## PROBLEM DETAILS
Write the data below out exactly as it stands. Do not include the pictures.
+--
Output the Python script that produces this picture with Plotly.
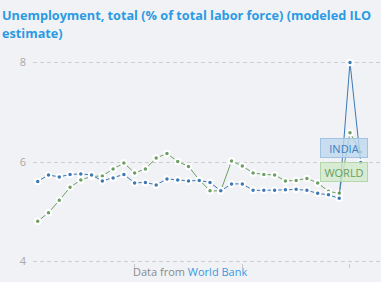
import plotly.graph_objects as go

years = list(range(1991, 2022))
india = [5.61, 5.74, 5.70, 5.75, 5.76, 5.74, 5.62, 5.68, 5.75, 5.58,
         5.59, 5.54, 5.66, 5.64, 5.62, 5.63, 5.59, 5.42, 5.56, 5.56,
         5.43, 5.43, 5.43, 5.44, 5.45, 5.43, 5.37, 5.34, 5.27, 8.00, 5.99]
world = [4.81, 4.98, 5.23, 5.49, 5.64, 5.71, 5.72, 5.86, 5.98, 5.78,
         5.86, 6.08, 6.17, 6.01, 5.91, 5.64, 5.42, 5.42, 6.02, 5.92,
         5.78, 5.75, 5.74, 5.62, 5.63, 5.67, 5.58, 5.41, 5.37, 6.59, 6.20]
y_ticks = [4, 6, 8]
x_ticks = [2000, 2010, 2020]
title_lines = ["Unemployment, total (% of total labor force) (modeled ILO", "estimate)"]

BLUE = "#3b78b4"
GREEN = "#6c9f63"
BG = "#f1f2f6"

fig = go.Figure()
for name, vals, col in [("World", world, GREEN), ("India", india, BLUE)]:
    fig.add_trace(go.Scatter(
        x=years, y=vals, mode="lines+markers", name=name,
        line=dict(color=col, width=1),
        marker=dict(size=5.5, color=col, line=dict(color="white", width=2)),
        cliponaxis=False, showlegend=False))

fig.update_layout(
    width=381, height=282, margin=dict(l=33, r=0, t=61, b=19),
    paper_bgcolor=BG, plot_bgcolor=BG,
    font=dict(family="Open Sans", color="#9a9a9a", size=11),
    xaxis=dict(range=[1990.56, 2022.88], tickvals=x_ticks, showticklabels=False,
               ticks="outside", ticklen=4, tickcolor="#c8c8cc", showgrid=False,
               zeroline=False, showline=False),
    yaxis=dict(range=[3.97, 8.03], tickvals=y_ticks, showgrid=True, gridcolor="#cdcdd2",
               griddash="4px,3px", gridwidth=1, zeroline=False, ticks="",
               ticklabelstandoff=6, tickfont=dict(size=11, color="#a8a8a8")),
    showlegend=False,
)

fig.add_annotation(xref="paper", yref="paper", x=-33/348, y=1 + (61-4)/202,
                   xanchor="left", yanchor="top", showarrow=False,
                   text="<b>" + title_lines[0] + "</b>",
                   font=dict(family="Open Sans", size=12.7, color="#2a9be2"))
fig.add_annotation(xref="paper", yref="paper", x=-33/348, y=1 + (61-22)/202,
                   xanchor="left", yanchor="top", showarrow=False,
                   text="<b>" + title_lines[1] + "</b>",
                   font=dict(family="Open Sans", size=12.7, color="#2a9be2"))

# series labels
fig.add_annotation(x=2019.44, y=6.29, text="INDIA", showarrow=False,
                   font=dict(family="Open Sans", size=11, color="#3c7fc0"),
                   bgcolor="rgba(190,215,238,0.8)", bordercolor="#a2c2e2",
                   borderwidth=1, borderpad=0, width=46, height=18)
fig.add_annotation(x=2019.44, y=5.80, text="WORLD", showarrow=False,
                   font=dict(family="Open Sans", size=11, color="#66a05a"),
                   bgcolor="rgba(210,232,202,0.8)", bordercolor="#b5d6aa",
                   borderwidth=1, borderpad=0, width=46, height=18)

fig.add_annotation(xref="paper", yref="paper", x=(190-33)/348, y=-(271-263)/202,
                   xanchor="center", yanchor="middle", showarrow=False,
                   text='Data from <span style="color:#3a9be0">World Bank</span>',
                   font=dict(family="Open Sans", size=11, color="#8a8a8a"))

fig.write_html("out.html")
+--
## RESULT FOR THIS EXERCISE
Output the Python script that produces this picture with Plotly.
import plotly.graph_objects as go

years = list(range(1991, 2022))
india = [5.61, 5.74, 5.70, 5.75, 5.76, 5.74, 5.62, 5.68, 5.75, 5.58,
         5.59, 5.54, 5.66, 5.64, 5.62, 5.63, 5.59, 5.42, 5.56, 5.56,
         5.43, 5.43, 5.43, 5.44, 5.45, 5.43, 5.37, 5.34, 5.27, 8.00, 5.99]
world = [4.81, 4.98, 5.23, 5.49, 5.64, 5.71, 5.72, 5.86, 5.98, 5.78,
         5.86, 6.08, 6.17, 6.01, 5.91, 5.64, 5.42, 5.42, 6.02, 5.92,
         5.78, 5.75, 5.74, 5.62, 5.63, 5.67, 5.58, 5.41, 5.37, 6.59, 6.20]
y_ticks = [4, 6, 8]
x_ticks = [2000, 2010, 2020]
title_lines = ["Unemployment, total (% of total labor force) (modeled ILO", "estimate)"]

BLUE = "#3b78b4"
GREEN = "#6c9f63"
BG = "#f1f2f6"

fig = go.Figure()
for name, vals, col in [("World", world, GREEN), ("India", india, BLUE)]:
    fig.add_trace(go.Scatter(
        x=years, y=vals, mode="lines+markers", name=name,
        line=dict(color=col, width=1),
        marker=dict(size=5.5, color=col, line=dict(color="white", width=2)),
        cliponaxis=False, showlegend=False))

fig.update_layout(
    width=381, height=282, margin=dict(l=33, r=0, t=61, b=19),
    paper_bgcolor=BG, plot_bgcolor=BG,
    font=dict(family="Open Sans", color="#9a9a9a", size=11),
    xaxis=dict(range=[1990.56, 2022.88], tickvals=x_ticks, showticklabels=False,
               ticks="outside", ticklen=4, tickcolor="#c8c8cc", showgrid=False,
               zeroline=False, showline=False),
    yaxis=dict(range=[3.97, 8.03], tickvals=y_ticks, showgrid=True, gridcolor="#cdcdd2",
               griddash="4px,3px", gridwidth=1, zeroline=False, ticks="",
               ticklabelstandoff=6, tickfont=dict(size=11, color="#a8a8a8")),
    showlegend=False,
)

fig.add_annotation(xref="paper", yref="paper", x=-33/348, y=1 + (61-4)/202,
                   xanchor="left", yanchor="top", showarrow=False,
                   text="<b>" + title_lines[0] + "</b>",
                   font=dict(family="Open Sans", size=12.7, color="#2a9be2"))
fig.add_annotation(xref="paper", yref="paper", x=-33/348, y=1 + (61-22)/202,
                   xanchor="left", yanchor="top", showarrow=False,
                   text="<b>" + title_lines[1] + "</b>",
                   font=dict(family="Open Sans", size=12.7, color="#2a9be2"))

# series labels
fig.add_annotation(x=2019.44, y=6.29, text="INDIA", showarrow=False,
                   font=dict(family="Open Sans", size=11, color="#3c7fc0"),
                   bgcolor="rgba(190,215,238,0.8)", bordercolor="#a2c2e2",
                   borderwidth=1, borderpad=0, width=46, height=18)
fig.add_annotation(x=2019.44, y=5.80, text="WORLD", showarrow=False,
                   font=dict(family="Open Sans", size=11, color="#66a05a"),
                   bgcolor="rgba(210,232,202,0.8)", bordercolor="#b5d6aa",
                   borderwidth=1, borderpad=0, width=46, height=18)

fig.add_annotation(xref="paper", yref="paper", x=(190-33)/348, y=-(271-263)/202,
                   xanchor="center", yanchor="middle", showarrow=False,
                   text='Data from <span style="color:#3a9be0">World Bank</span>',
                   font=dict(family="Open Sans", size=11, color="#8a8a8a"))

fig.write_html("out.html")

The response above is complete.